Given task: Your task is to give the data again, exactly, with every line intact.

Stored data:
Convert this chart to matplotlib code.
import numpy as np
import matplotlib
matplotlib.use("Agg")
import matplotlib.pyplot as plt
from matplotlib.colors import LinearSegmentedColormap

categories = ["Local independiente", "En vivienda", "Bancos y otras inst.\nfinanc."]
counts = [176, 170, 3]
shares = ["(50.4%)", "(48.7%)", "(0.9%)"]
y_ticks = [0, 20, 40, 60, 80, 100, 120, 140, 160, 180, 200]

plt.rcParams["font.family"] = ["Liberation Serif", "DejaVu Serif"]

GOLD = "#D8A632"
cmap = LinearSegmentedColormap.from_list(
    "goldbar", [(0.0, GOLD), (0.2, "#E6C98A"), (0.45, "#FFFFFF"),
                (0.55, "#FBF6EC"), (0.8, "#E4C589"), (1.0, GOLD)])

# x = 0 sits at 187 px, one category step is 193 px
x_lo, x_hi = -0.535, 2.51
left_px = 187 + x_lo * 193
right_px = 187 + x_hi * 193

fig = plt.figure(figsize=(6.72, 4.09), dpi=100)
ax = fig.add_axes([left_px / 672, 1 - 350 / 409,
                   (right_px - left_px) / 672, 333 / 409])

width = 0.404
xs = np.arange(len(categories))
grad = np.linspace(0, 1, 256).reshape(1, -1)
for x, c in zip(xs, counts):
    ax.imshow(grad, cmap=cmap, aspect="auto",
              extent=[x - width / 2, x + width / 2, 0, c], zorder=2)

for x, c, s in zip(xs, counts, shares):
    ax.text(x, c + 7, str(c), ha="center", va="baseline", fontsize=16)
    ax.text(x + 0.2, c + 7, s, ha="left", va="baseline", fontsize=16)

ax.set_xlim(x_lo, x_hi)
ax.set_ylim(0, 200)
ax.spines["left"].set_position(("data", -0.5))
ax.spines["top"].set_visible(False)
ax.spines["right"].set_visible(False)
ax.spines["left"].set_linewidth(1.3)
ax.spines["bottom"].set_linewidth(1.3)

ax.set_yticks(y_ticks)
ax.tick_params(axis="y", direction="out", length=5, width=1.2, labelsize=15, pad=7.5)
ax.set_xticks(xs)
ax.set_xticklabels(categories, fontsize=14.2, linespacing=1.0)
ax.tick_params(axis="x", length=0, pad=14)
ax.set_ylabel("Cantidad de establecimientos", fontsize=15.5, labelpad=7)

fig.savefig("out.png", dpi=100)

Reply:
Convert this chart to matplotlib code.
import numpy as np
import matplotlib
matplotlib.use("Agg")
import matplotlib.pyplot as plt
from matplotlib.colors import LinearSegmentedColormap

categories = ["Local independiente", "En vivienda", "Bancos y otras inst.\nfinanc."]
counts = [176, 170, 3]
shares = ["(50.4%)", "(48.7%)", "(0.9%)"]
y_ticks = [0, 20, 40, 60, 80, 100, 120, 140, 160, 180, 200]

plt.rcParams["font.family"] = ["Liberation Serif", "DejaVu Serif"]

GOLD = "#D8A632"
cmap = LinearSegmentedColormap.from_list(
    "goldbar", [(0.0, GOLD), (0.2, "#E6C98A"), (0.45, "#FFFFFF"),
                (0.55, "#FBF6EC"), (0.8, "#E4C589"), (1.0, GOLD)])

# x = 0 sits at 187 px, one category step is 193 px
x_lo, x_hi = -0.535, 2.51
left_px = 187 + x_lo * 193
right_px = 187 + x_hi * 193

fig = plt.figure(figsize=(6.72, 4.09), dpi=100)
ax = fig.add_axes([left_px / 672, 1 - 350 / 409,
                   (right_px - left_px) / 672, 333 / 409])

width = 0.404
xs = np.arange(len(categories))
grad = np.linspace(0, 1, 256).reshape(1, -1)
for x, c in zip(xs, counts):
    ax.imshow(grad, cmap=cmap, aspect="auto",
              extent=[x - width / 2, x + width / 2, 0, c], zorder=2)

for x, c, s in zip(xs, counts, shares):
    ax.text(x, c + 7, str(c), ha="center", va="baseline", fontsize=16)
    ax.text(x + 0.2, c + 7, s, ha="left", va="baseline", fontsize=16)

ax.set_xlim(x_lo, x_hi)
ax.set_ylim(0, 200)
ax.spines["left"].set_position(("data", -0.5))
ax.spines["top"].set_visible(False)
ax.spines["right"].set_visible(False)
ax.spines["left"].set_linewidth(1.3)
ax.spines["bottom"].set_linewidth(1.3)

ax.set_yticks(y_ticks)
ax.tick_params(axis="y", direction="out", length=5, width=1.2, labelsize=15, pad=7.5)
ax.set_xticks(xs)
ax.set_xticklabels(categories, fontsize=14.2, linespacing=1.0)
ax.tick_params(axis="x", length=0, pad=14)
ax.set_ylabel("Cantidad de establecimientos", fontsize=15.5, labelpad=7)

fig.savefig("out.png", dpi=100)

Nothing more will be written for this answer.